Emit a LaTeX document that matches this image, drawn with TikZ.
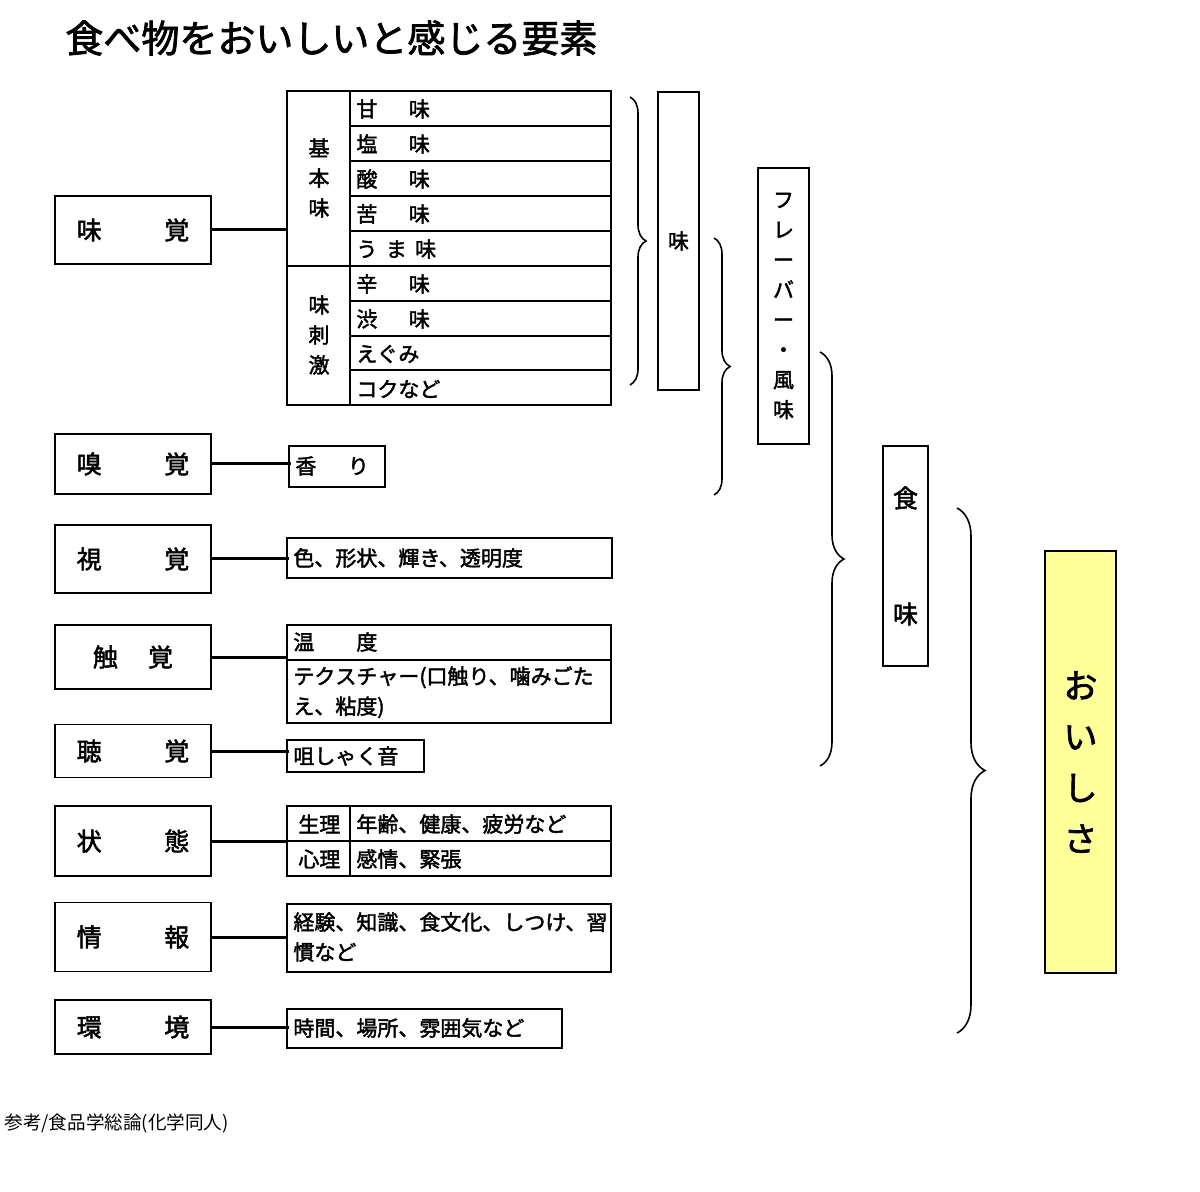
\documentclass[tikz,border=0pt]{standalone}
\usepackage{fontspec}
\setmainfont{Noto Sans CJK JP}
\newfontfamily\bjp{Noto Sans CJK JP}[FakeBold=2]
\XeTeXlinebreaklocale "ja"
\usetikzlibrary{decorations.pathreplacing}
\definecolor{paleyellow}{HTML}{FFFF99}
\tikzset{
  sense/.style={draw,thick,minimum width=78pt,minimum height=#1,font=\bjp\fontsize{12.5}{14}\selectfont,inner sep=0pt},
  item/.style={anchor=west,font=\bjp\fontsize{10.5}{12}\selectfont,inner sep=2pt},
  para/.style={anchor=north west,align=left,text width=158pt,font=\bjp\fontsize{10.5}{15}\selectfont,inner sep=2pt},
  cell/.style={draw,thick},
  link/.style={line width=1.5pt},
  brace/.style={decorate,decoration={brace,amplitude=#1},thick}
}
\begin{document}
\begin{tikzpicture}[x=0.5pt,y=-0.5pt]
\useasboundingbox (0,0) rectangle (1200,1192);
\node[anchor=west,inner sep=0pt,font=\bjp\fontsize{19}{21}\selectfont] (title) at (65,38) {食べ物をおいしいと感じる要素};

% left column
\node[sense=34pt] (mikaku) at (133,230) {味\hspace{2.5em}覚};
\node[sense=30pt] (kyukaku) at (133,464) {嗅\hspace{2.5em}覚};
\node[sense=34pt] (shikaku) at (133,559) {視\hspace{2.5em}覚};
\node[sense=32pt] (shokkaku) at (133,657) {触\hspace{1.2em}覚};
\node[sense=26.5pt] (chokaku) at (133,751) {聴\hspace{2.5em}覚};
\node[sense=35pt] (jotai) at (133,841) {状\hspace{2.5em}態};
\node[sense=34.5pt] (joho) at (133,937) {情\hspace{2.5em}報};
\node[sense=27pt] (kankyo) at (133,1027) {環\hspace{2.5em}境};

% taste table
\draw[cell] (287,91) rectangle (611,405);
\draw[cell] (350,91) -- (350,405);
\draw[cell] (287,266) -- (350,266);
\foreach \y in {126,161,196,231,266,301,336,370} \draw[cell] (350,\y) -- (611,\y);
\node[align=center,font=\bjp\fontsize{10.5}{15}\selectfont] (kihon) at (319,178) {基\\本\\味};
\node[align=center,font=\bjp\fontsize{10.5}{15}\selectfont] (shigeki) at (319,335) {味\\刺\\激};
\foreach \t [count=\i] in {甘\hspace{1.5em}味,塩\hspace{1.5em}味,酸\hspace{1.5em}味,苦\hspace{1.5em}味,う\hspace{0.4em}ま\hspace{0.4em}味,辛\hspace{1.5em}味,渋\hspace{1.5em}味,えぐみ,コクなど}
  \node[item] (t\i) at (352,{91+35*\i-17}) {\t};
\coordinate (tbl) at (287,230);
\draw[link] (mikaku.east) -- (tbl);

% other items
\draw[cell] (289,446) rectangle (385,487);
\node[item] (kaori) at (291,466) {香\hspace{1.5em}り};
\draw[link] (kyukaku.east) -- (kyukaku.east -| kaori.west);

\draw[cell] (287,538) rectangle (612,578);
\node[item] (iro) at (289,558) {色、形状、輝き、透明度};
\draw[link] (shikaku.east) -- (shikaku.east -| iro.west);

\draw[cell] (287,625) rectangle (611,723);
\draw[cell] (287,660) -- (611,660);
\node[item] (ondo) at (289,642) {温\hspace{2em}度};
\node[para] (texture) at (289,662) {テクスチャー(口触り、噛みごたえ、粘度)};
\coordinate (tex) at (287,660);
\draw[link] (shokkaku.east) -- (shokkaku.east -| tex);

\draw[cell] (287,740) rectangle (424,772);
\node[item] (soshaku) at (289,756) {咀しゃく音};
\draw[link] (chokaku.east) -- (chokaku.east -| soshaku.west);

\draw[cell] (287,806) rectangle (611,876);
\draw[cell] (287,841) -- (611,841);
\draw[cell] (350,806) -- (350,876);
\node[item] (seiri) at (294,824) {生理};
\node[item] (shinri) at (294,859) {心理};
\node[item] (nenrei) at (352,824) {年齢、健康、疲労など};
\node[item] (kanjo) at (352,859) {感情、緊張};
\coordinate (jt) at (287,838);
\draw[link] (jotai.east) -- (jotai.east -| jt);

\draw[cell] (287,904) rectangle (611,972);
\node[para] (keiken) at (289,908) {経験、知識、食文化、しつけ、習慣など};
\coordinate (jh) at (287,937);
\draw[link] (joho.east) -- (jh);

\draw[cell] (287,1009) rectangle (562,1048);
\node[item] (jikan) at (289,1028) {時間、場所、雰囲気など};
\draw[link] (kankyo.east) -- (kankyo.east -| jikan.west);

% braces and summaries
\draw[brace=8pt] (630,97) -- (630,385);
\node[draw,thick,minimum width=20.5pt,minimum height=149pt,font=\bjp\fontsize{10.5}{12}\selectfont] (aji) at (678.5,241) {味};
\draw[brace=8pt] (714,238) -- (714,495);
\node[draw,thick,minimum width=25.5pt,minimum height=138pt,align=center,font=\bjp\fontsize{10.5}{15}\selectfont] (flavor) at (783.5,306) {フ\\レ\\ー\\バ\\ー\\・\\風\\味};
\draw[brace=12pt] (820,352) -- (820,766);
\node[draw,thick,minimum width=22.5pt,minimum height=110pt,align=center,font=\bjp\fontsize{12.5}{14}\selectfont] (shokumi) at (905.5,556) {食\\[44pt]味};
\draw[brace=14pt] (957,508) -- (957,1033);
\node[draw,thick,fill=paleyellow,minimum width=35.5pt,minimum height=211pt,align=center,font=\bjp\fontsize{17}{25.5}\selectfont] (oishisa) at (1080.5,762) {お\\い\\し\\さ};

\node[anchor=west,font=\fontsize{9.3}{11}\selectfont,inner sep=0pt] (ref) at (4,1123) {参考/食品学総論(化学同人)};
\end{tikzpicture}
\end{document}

# EXERCISE INSTRUCTIONS
Exclude every picture and copy the remaining data exactly.

# ANSWER FOR THIS EXERCISE
Emit a LaTeX document that matches this image, drawn with TikZ.
\documentclass[tikz,border=0pt]{standalone}
\usepackage{fontspec}
\setmainfont{Noto Sans CJK JP}
\newfontfamily\bjp{Noto Sans CJK JP}[FakeBold=2]
\XeTeXlinebreaklocale "ja"
\usetikzlibrary{decorations.pathreplacing}
\definecolor{paleyellow}{HTML}{FFFF99}
\tikzset{
  sense/.style={draw,thick,minimum width=78pt,minimum height=#1,font=\bjp\fontsize{12.5}{14}\selectfont,inner sep=0pt},
  item/.style={anchor=west,font=\bjp\fontsize{10.5}{12}\selectfont,inner sep=2pt},
  para/.style={anchor=north west,align=left,text width=158pt,font=\bjp\fontsize{10.5}{15}\selectfont,inner sep=2pt},
  cell/.style={draw,thick},
  link/.style={line width=1.5pt},
  brace/.style={decorate,decoration={brace,amplitude=#1},thick}
}
\begin{document}
\begin{tikzpicture}[x=0.5pt,y=-0.5pt]
\useasboundingbox (0,0) rectangle (1200,1192);
\node[anchor=west,inner sep=0pt,font=\bjp\fontsize{19}{21}\selectfont] (title) at (65,38) {食べ物をおいしいと感じる要素};

% left column
\node[sense=34pt] (mikaku) at (133,230) {味\hspace{2.5em}覚};
\node[sense=30pt] (kyukaku) at (133,464) {嗅\hspace{2.5em}覚};
\node[sense=34pt] (shikaku) at (133,559) {視\hspace{2.5em}覚};
\node[sense=32pt] (shokkaku) at (133,657) {触\hspace{1.2em}覚};
\node[sense=26.5pt] (chokaku) at (133,751) {聴\hspace{2.5em}覚};
\node[sense=35pt] (jotai) at (133,841) {状\hspace{2.5em}態};
\node[sense=34.5pt] (joho) at (133,937) {情\hspace{2.5em}報};
\node[sense=27pt] (kankyo) at (133,1027) {環\hspace{2.5em}境};

% taste table
\draw[cell] (287,91) rectangle (611,405);
\draw[cell] (350,91) -- (350,405);
\draw[cell] (287,266) -- (350,266);
\foreach \y in {126,161,196,231,266,301,336,370} \draw[cell] (350,\y) -- (611,\y);
\node[align=center,font=\bjp\fontsize{10.5}{15}\selectfont] (kihon) at (319,178) {基\\本\\味};
\node[align=center,font=\bjp\fontsize{10.5}{15}\selectfont] (shigeki) at (319,335) {味\\刺\\激};
\foreach \t [count=\i] in {甘\hspace{1.5em}味,塩\hspace{1.5em}味,酸\hspace{1.5em}味,苦\hspace{1.5em}味,う\hspace{0.4em}ま\hspace{0.4em}味,辛\hspace{1.5em}味,渋\hspace{1.5em}味,えぐみ,コクなど}
  \node[item] (t\i) at (352,{91+35*\i-17}) {\t};
\coordinate (tbl) at (287,230);
\draw[link] (mikaku.east) -- (tbl);

% other items
\draw[cell] (289,446) rectangle (385,487);
\node[item] (kaori) at (291,466) {香\hspace{1.5em}り};
\draw[link] (kyukaku.east) -- (kyukaku.east -| kaori.west);

\draw[cell] (287,538) rectangle (612,578);
\node[item] (iro) at (289,558) {色、形状、輝き、透明度};
\draw[link] (shikaku.east) -- (shikaku.east -| iro.west);

\draw[cell] (287,625) rectangle (611,723);
\draw[cell] (287,660) -- (611,660);
\node[item] (ondo) at (289,642) {温\hspace{2em}度};
\node[para] (texture) at (289,662) {テクスチャー(口触り、噛みごたえ、粘度)};
\coordinate (tex) at (287,660);
\draw[link] (shokkaku.east) -- (shokkaku.east -| tex);

\draw[cell] (287,740) rectangle (424,772);
\node[item] (soshaku) at (289,756) {咀しゃく音};
\draw[link] (chokaku.east) -- (chokaku.east -| soshaku.west);

\draw[cell] (287,806) rectangle (611,876);
\draw[cell] (287,841) -- (611,841);
\draw[cell] (350,806) -- (350,876);
\node[item] (seiri) at (294,824) {生理};
\node[item] (shinri) at (294,859) {心理};
\node[item] (nenrei) at (352,824) {年齢、健康、疲労など};
\node[item] (kanjo) at (352,859) {感情、緊張};
\coordinate (jt) at (287,838);
\draw[link] (jotai.east) -- (jotai.east -| jt);

\draw[cell] (287,904) rectangle (611,972);
\node[para] (keiken) at (289,908) {経験、知識、食文化、しつけ、習慣など};
\coordinate (jh) at (287,937);
\draw[link] (joho.east) -- (jh);

\draw[cell] (287,1009) rectangle (562,1048);
\node[item] (jikan) at (289,1028) {時間、場所、雰囲気など};
\draw[link] (kankyo.east) -- (kankyo.east -| jikan.west);

% braces and summaries
\draw[brace=8pt] (630,97) -- (630,385);
\node[draw,thick,minimum width=20.5pt,minimum height=149pt,font=\bjp\fontsize{10.5}{12}\selectfont] (aji) at (678.5,241) {味};
\draw[brace=8pt] (714,238) -- (714,495);
\node[draw,thick,minimum width=25.5pt,minimum height=138pt,align=center,font=\bjp\fontsize{10.5}{15}\selectfont] (flavor) at (783.5,306) {フ\\レ\\ー\\バ\\ー\\・\\風\\味};
\draw[brace=12pt] (820,352) -- (820,766);
\node[draw,thick,minimum width=22.5pt,minimum height=110pt,align=center,font=\bjp\fontsize{12.5}{14}\selectfont] (shokumi) at (905.5,556) {食\\[44pt]味};
\draw[brace=14pt] (957,508) -- (957,1033);
\node[draw,thick,fill=paleyellow,minimum width=35.5pt,minimum height=211pt,align=center,font=\bjp\fontsize{17}{25.5}\selectfont] (oishisa) at (1080.5,762) {お\\い\\し\\さ};

\node[anchor=west,font=\fontsize{9.3}{11}\selectfont,inner sep=0pt] (ref) at (4,1123) {参考/食品学総論(化学同人)};
\end{tikzpicture}
\end{document}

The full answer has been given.